Exercise requirements> Transcribe the data in full and exactly, omitting any pictures.

Supplied material>
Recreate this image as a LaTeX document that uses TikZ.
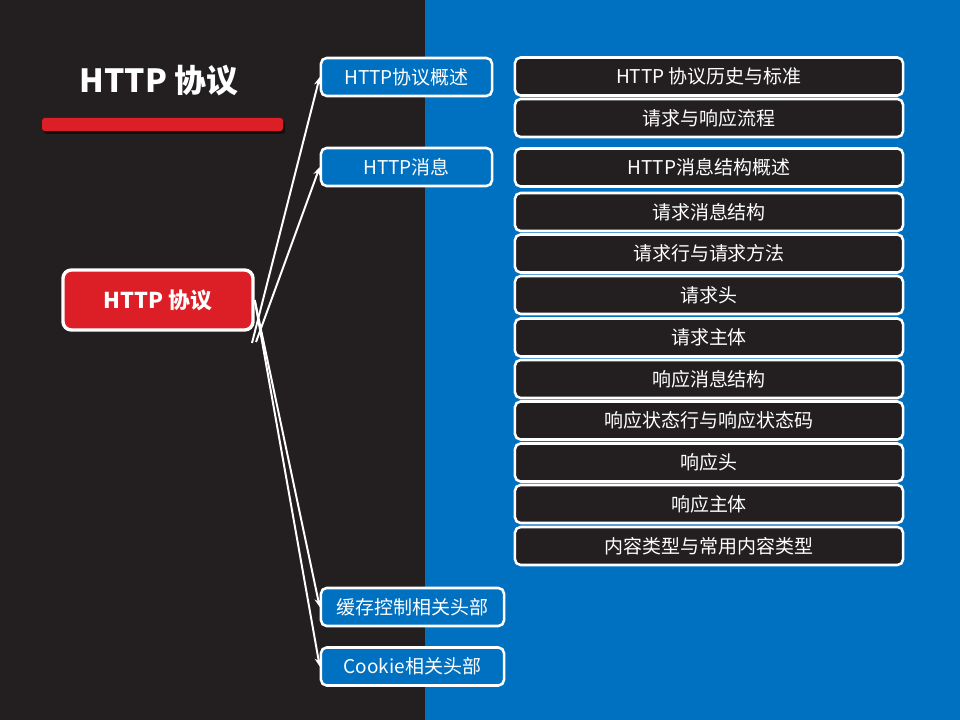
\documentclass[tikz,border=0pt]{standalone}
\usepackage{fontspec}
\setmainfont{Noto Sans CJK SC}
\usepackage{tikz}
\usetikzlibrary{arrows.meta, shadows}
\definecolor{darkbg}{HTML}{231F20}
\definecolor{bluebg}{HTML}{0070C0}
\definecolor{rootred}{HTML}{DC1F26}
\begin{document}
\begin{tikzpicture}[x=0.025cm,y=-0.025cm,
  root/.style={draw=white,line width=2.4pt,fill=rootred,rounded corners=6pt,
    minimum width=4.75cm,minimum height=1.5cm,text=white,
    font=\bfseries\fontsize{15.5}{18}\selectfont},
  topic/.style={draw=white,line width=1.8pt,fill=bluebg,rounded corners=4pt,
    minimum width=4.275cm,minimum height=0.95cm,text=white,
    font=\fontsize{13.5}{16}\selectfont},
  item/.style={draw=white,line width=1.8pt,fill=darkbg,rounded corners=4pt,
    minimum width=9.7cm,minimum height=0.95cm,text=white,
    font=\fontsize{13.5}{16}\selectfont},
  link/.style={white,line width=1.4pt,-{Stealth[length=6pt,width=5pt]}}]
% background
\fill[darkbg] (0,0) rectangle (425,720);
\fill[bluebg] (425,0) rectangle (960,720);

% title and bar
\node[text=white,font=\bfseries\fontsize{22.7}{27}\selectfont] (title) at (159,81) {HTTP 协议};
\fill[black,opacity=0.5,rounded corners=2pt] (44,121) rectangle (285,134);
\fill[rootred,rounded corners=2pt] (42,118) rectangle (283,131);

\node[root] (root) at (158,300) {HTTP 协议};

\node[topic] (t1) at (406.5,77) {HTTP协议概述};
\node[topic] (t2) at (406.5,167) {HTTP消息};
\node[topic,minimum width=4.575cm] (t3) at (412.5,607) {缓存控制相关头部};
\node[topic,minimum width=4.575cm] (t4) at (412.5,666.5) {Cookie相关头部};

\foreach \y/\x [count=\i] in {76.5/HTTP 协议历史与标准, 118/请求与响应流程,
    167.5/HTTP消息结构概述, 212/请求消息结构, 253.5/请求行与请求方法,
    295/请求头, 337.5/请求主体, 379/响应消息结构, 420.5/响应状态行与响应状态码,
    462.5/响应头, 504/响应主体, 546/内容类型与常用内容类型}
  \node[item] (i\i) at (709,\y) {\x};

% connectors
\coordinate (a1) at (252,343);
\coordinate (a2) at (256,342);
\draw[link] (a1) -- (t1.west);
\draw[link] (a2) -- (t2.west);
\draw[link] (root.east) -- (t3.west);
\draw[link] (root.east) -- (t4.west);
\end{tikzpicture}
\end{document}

Response below>
Recreate this image as a LaTeX document that uses TikZ.
\documentclass[tikz,border=0pt]{standalone}
\usepackage{fontspec}
\setmainfont{Noto Sans CJK SC}
\usepackage{tikz}
\usetikzlibrary{arrows.meta, shadows}
\definecolor{darkbg}{HTML}{231F20}
\definecolor{bluebg}{HTML}{0070C0}
\definecolor{rootred}{HTML}{DC1F26}
\begin{document}
\begin{tikzpicture}[x=0.025cm,y=-0.025cm,
  root/.style={draw=white,line width=2.4pt,fill=rootred,rounded corners=6pt,
    minimum width=4.75cm,minimum height=1.5cm,text=white,
    font=\bfseries\fontsize{15.5}{18}\selectfont},
  topic/.style={draw=white,line width=1.8pt,fill=bluebg,rounded corners=4pt,
    minimum width=4.275cm,minimum height=0.95cm,text=white,
    font=\fontsize{13.5}{16}\selectfont},
  item/.style={draw=white,line width=1.8pt,fill=darkbg,rounded corners=4pt,
    minimum width=9.7cm,minimum height=0.95cm,text=white,
    font=\fontsize{13.5}{16}\selectfont},
  link/.style={white,line width=1.4pt,-{Stealth[length=6pt,width=5pt]}}]
% background
\fill[darkbg] (0,0) rectangle (425,720);
\fill[bluebg] (425,0) rectangle (960,720);

% title and bar
\node[text=white,font=\bfseries\fontsize{22.7}{27}\selectfont] (title) at (159,81) {HTTP 协议};
\fill[black,opacity=0.5,rounded corners=2pt] (44,121) rectangle (285,134);
\fill[rootred,rounded corners=2pt] (42,118) rectangle (283,131);

\node[root] (root) at (158,300) {HTTP 协议};

\node[topic] (t1) at (406.5,77) {HTTP协议概述};
\node[topic] (t2) at (406.5,167) {HTTP消息};
\node[topic,minimum width=4.575cm] (t3) at (412.5,607) {缓存控制相关头部};
\node[topic,minimum width=4.575cm] (t4) at (412.5,666.5) {Cookie相关头部};

\foreach \y/\x [count=\i] in {76.5/HTTP 协议历史与标准, 118/请求与响应流程,
    167.5/HTTP消息结构概述, 212/请求消息结构, 253.5/请求行与请求方法,
    295/请求头, 337.5/请求主体, 379/响应消息结构, 420.5/响应状态行与响应状态码,
    462.5/响应头, 504/响应主体, 546/内容类型与常用内容类型}
  \node[item] (i\i) at (709,\y) {\x};

% connectors
\coordinate (a1) at (252,343);
\coordinate (a2) at (256,342);
\draw[link] (a1) -- (t1.west);
\draw[link] (a2) -- (t2.west);
\draw[link] (root.east) -- (t3.west);
\draw[link] (root.east) -- (t4.west);
\end{tikzpicture}
\end{document}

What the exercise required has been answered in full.